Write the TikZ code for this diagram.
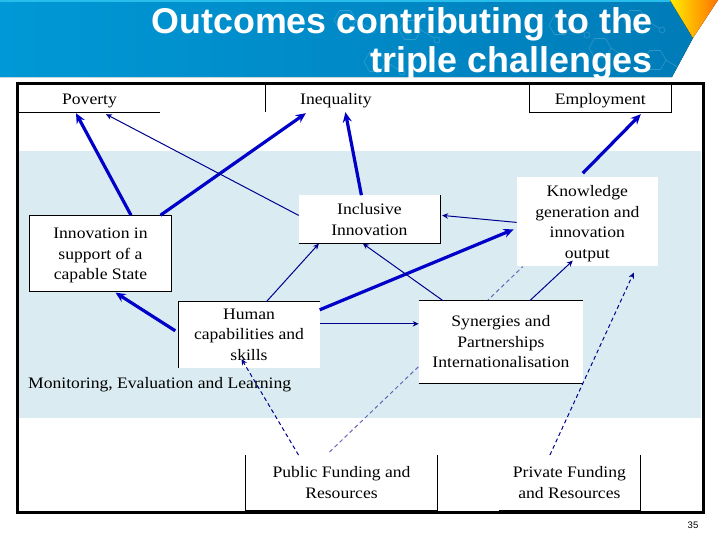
\documentclass[tikz,border=0pt]{standalone}
\usepackage{fontspec}
\setmainfont[FakeStretch=1.1]{Liberation Serif}
\newfontfamily\titlefont{Liberation Sans}
\usetikzlibrary{arrows.meta, positioning, calc, backgrounds}
\definecolor{bandblue}{RGB}{218,236,241}
\definecolor{headtop}{RGB}{0,152,214}
\definecolor{headlow}{RGB}{0,124,184}
\definecolor{headline}{RGB}{40,190,235}
\definecolor{arrowblue}{RGB}{0,0,200}
\definecolor{thinblue}{RGB}{0,0,140}

\begin{document}
\begin{tikzpicture}[
  x=1pt, y=-1pt,
  box/.style={fill=white, inner sep=0pt, minimum width=141pt, align=center,
              font=\fontsize{16}{20.4}\selectfont},
  lowbox/.style={box, text height=14.5pt},
  edge/.style={draw=black, line width=0.8pt},
  thickarr/.style={-{Stealth[length=10pt,width=9pt]}, line width=3.2pt, arrowblue},
  thinarr/.style={-{Stealth[length=6pt,width=5.5pt]}, line width=1pt, thinblue},
  dasharr/.style={-{Stealth[length=6pt,width=5.5pt]}, line width=1pt, thinblue, dash pattern=on 4pt off 3pt},
  hiddenarr/.style={line width=1pt, thinblue!60, dash pattern=on 4pt off 3pt},
  motif/.style={draw=white, opacity=0.18, line width=0.6pt}
]
\useasboundingbox (0,0) rectangle (720,539);
% Header
\fill[left color=headtop, right color=headlow] (0,0) -- (670,0) -- (693,38) -- (672,77) -- (0,77) -- cycle;
\fill[headline] (0,0) rectangle (670,1.5);
\fill[left color=yellow!85!orange, right color=orange!90!red] (670,0) -- (718,0) -- (693,38) -- cycle;
\foreach \cx/\cy in {345/20, 375/62, 410/30, 560/25, 600/48, 635/20, 655/60}{
  \draw[motif] (\cx+11,\cy) -- (\cx+5.5,\cy+9.5) -- (\cx-5.5,\cy+9.5) -- (\cx-11,\cy) -- (\cx-5.5,\cy-9.5) -- (\cx+5.5,\cy-9.5) -- cycle;
  \draw[motif] (\cx+11,\cy) -- (\cx+24,\cy+8);
  \draw[motif] (\cx+27,\cy+10) circle (3);
}
\node[anchor=north east, align=right, text=white, inner sep=0pt, font=\titlefont\fontsize{35.8}{39}\selectfont\bfseries] (title) at (653,7)
  {Outcomes contributing to the\\ triple challenges};
% Frame
\begin{scope}[on background layer]
\node[fill=bandblue, minimum width=682pt, minimum height=267pt, inner sep=0pt] (band) at (360,284.5) {};
\end{scope}
\node[draw=black, line width=3pt, minimum width=686pt, minimum height=429pt, inner sep=0pt] (frame) at (360,298) {};
% Top row
\node[lowbox, minimum height=27pt] (pov) at (89.5,98.5) {Poverty};
\node[lowbox, minimum height=27pt, right=105pt of pov] (ineq) {Inequality};
\node[lowbox, minimum height=27pt, right=123pt of ineq] (emp) {Employment};
% Middle
\node[box, text height=75.8pt, minimum height=89pt, below=65pt of emp, xshift=-13pt] (know) {Knowledge\\ generation and\\ innovation\\ output};
\node[box, minimum height=48pt, left=76.5pt of know, yshift=2.5pt] (incl) {Inclusive\\ Innovation};
\node[box, text height=55.4pt, minimum height=76pt, left=127.5pt of incl, yshift=-34pt] (innov) {Innovation in\\ support of a\\ capable State};
\node[box, minimum height=66pt, below=10pt of innov, xshift=148.5pt] (human) {Human\\ capabilities and\\ skills};
\node[box, minimum width=164pt, minimum height=82pt, right=99pt of human, yshift=-7pt] (syn) {Synergies and\\ Partnerships\\ Internationalisation};
% Bottom row
\node[box, minimum width=192pt, minimum height=55pt, below=87pt of human, xshift=92.5pt] (pub) {Public Funding and\\ Resources};
\node[box, minimum height=55pt, right=61pt of pub] (priv) {Private Funding\\ and Resources};
\node[anchor=west, inner sep=0pt, font=\fontsize{16}{18}\selectfont] (mon) at (28,385) {Monitoring, Evaluation and Learning};
\node[font=\titlefont\fontsize{9.5}{11}\selectfont, inner sep=0pt] (num) at (693,525) {35};
% Dashed line behind the boxes
\begin{scope}[on background layer]
\draw[hiddenarr] ([xshift=-12pt,yshift=3pt]pub.north) -- ([xshift=-64.5pt]know.south);
\end{scope}
% Borders
\draw[edge] (pov.south west) -- (pov.south east);
\draw[edge] (ineq.south west) |- (ineq.north east);
\draw[edge] (emp.north west) |- (emp.south east) -- (emp.north east);
\draw[edge] (innov.south west) rectangle (innov.north east);
\draw[edge] (incl.south west) -| (incl.north east);
\draw[edge] (human.south west) |- (human.north east);
\draw[edge] (syn.north west) -- (syn.north east);
\draw[edge] (syn.south west) -- (syn.south east);
\draw[edge] (pub.north west) |- (pub.south east) -- (pub.north east);
\draw[edge] (priv.south west) -| (priv.north east);
% Arrows
\draw[thickarr] ([xshift=30.5pt]innov.north) -- ([xshift=-13.5pt,yshift=-1pt]pov.south);
\draw[thickarr] ([xshift=60pt]innov.north) -- ([xshift=-30pt,yshift=-1pt]ineq.south);
\draw[thickarr] ([xshift=-8pt]incl.north) -- ([xshift=9.5pt]ineq.south);
\draw[thickarr] ([xshift=-4.5pt,yshift=4pt]know.north) -- ([xshift=40.5pt,yshift=-2pt]emp.south);
\draw[thickarr] ([xshift=-3pt,yshift=4pt]human.west) -- ([xshift=15pt,yshift=-1pt]innov.south);
\draw[thickarr] ([yshift=25pt]human.east) -- ([xshift=-3pt,yshift=-7.5pt]know.west);
\draw[thinarr] ([yshift=4pt]incl.west) -- ([xshift=16.5pt,yshift=-2pt]pov.south);
\draw[thinarr] ([xshift=17.5pt]human.north) -- ([xshift=-50.5pt]incl.south);
\draw[thinarr] ([yshift=11pt]human.east) -- ([yshift=18pt]syn.west);
\draw[thinarr] ([yshift=-.5pt]know.west) -- ([xshift=2pt,yshift=4pt]incl.east);
\draw[thinarr] ([xshift=-58pt]syn.north) -- ([xshift=-6.5pt]incl.south);
\draw[thinarr] ([xshift=29pt]syn.north) -- ([xshift=-14.5pt,yshift=6pt]know.south);
\draw[dasharr] ([xshift=-43pt]pub.north) -- ([xshift=-7.5pt,yshift=9pt]human.south);
\draw[dasharr] ([xshift=-19.5pt]priv.north) -- ([xshift=46.5pt,yshift=-6pt]know.south);
\end{tikzpicture}
\end{document}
★ ★ ★
» **Work to be completed**
Exclude the pictures, and transcribe all of the material exactly.

» **Exercise output**
Write the TikZ code for this diagram.
\documentclass[tikz,border=0pt]{standalone}
\usepackage{fontspec}
\setmainfont[FakeStretch=1.1]{Liberation Serif}
\newfontfamily\titlefont{Liberation Sans}
\usetikzlibrary{arrows.meta, positioning, calc, backgrounds}
\definecolor{bandblue}{RGB}{218,236,241}
\definecolor{headtop}{RGB}{0,152,214}
\definecolor{headlow}{RGB}{0,124,184}
\definecolor{headline}{RGB}{40,190,235}
\definecolor{arrowblue}{RGB}{0,0,200}
\definecolor{thinblue}{RGB}{0,0,140}

\begin{document}
\begin{tikzpicture}[
  x=1pt, y=-1pt,
  box/.style={fill=white, inner sep=0pt, minimum width=141pt, align=center,
              font=\fontsize{16}{20.4}\selectfont},
  lowbox/.style={box, text height=14.5pt},
  edge/.style={draw=black, line width=0.8pt},
  thickarr/.style={-{Stealth[length=10pt,width=9pt]}, line width=3.2pt, arrowblue},
  thinarr/.style={-{Stealth[length=6pt,width=5.5pt]}, line width=1pt, thinblue},
  dasharr/.style={-{Stealth[length=6pt,width=5.5pt]}, line width=1pt, thinblue, dash pattern=on 4pt off 3pt},
  hiddenarr/.style={line width=1pt, thinblue!60, dash pattern=on 4pt off 3pt},
  motif/.style={draw=white, opacity=0.18, line width=0.6pt}
]
\useasboundingbox (0,0) rectangle (720,539);
% Header
\fill[left color=headtop, right color=headlow] (0,0) -- (670,0) -- (693,38) -- (672,77) -- (0,77) -- cycle;
\fill[headline] (0,0) rectangle (670,1.5);
\fill[left color=yellow!85!orange, right color=orange!90!red] (670,0) -- (718,0) -- (693,38) -- cycle;
\foreach \cx/\cy in {345/20, 375/62, 410/30, 560/25, 600/48, 635/20, 655/60}{
  \draw[motif] (\cx+11,\cy) -- (\cx+5.5,\cy+9.5) -- (\cx-5.5,\cy+9.5) -- (\cx-11,\cy) -- (\cx-5.5,\cy-9.5) -- (\cx+5.5,\cy-9.5) -- cycle;
  \draw[motif] (\cx+11,\cy) -- (\cx+24,\cy+8);
  \draw[motif] (\cx+27,\cy+10) circle (3);
}
\node[anchor=north east, align=right, text=white, inner sep=0pt, font=\titlefont\fontsize{35.8}{39}\selectfont\bfseries] (title) at (653,7)
  {Outcomes contributing to the\\ triple challenges};
% Frame
\begin{scope}[on background layer]
\node[fill=bandblue, minimum width=682pt, minimum height=267pt, inner sep=0pt] (band) at (360,284.5) {};
\end{scope}
\node[draw=black, line width=3pt, minimum width=686pt, minimum height=429pt, inner sep=0pt] (frame) at (360,298) {};
% Top row
\node[lowbox, minimum height=27pt] (pov) at (89.5,98.5) {Poverty};
\node[lowbox, minimum height=27pt, right=105pt of pov] (ineq) {Inequality};
\node[lowbox, minimum height=27pt, right=123pt of ineq] (emp) {Employment};
% Middle
\node[box, text height=75.8pt, minimum height=89pt, below=65pt of emp, xshift=-13pt] (know) {Knowledge\\ generation and\\ innovation\\ output};
\node[box, minimum height=48pt, left=76.5pt of know, yshift=2.5pt] (incl) {Inclusive\\ Innovation};
\node[box, text height=55.4pt, minimum height=76pt, left=127.5pt of incl, yshift=-34pt] (innov) {Innovation in\\ support of a\\ capable State};
\node[box, minimum height=66pt, below=10pt of innov, xshift=148.5pt] (human) {Human\\ capabilities and\\ skills};
\node[box, minimum width=164pt, minimum height=82pt, right=99pt of human, yshift=-7pt] (syn) {Synergies and\\ Partnerships\\ Internationalisation};
% Bottom row
\node[box, minimum width=192pt, minimum height=55pt, below=87pt of human, xshift=92.5pt] (pub) {Public Funding and\\ Resources};
\node[box, minimum height=55pt, right=61pt of pub] (priv) {Private Funding\\ and Resources};
\node[anchor=west, inner sep=0pt, font=\fontsize{16}{18}\selectfont] (mon) at (28,385) {Monitoring, Evaluation and Learning};
\node[font=\titlefont\fontsize{9.5}{11}\selectfont, inner sep=0pt] (num) at (693,525) {35};
% Dashed line behind the boxes
\begin{scope}[on background layer]
\draw[hiddenarr] ([xshift=-12pt,yshift=3pt]pub.north) -- ([xshift=-64.5pt]know.south);
\end{scope}
% Borders
\draw[edge] (pov.south west) -- (pov.south east);
\draw[edge] (ineq.south west) |- (ineq.north east);
\draw[edge] (emp.north west) |- (emp.south east) -- (emp.north east);
\draw[edge] (innov.south west) rectangle (innov.north east);
\draw[edge] (incl.south west) -| (incl.north east);
\draw[edge] (human.south west) |- (human.north east);
\draw[edge] (syn.north west) -- (syn.north east);
\draw[edge] (syn.south west) -- (syn.south east);
\draw[edge] (pub.north west) |- (pub.south east) -- (pub.north east);
\draw[edge] (priv.south west) -| (priv.north east);
% Arrows
\draw[thickarr] ([xshift=30.5pt]innov.north) -- ([xshift=-13.5pt,yshift=-1pt]pov.south);
\draw[thickarr] ([xshift=60pt]innov.north) -- ([xshift=-30pt,yshift=-1pt]ineq.south);
\draw[thickarr] ([xshift=-8pt]incl.north) -- ([xshift=9.5pt]ineq.south);
\draw[thickarr] ([xshift=-4.5pt,yshift=4pt]know.north) -- ([xshift=40.5pt,yshift=-2pt]emp.south);
\draw[thickarr] ([xshift=-3pt,yshift=4pt]human.west) -- ([xshift=15pt,yshift=-1pt]innov.south);
\draw[thickarr] ([yshift=25pt]human.east) -- ([xshift=-3pt,yshift=-7.5pt]know.west);
\draw[thinarr] ([yshift=4pt]incl.west) -- ([xshift=16.5pt,yshift=-2pt]pov.south);
\draw[thinarr] ([xshift=17.5pt]human.north) -- ([xshift=-50.5pt]incl.south);
\draw[thinarr] ([yshift=11pt]human.east) -- ([yshift=18pt]syn.west);
\draw[thinarr] ([yshift=-.5pt]know.west) -- ([xshift=2pt,yshift=4pt]incl.east);
\draw[thinarr] ([xshift=-58pt]syn.north) -- ([xshift=-6.5pt]incl.south);
\draw[thinarr] ([xshift=29pt]syn.north) -- ([xshift=-14.5pt,yshift=6pt]know.south);
\draw[dasharr] ([xshift=-43pt]pub.north) -- ([xshift=-7.5pt,yshift=9pt]human.south);
\draw[dasharr] ([xshift=-19.5pt]priv.north) -- ([xshift=46.5pt,yshift=-6pt]know.south);
\end{tikzpicture}
\end{document}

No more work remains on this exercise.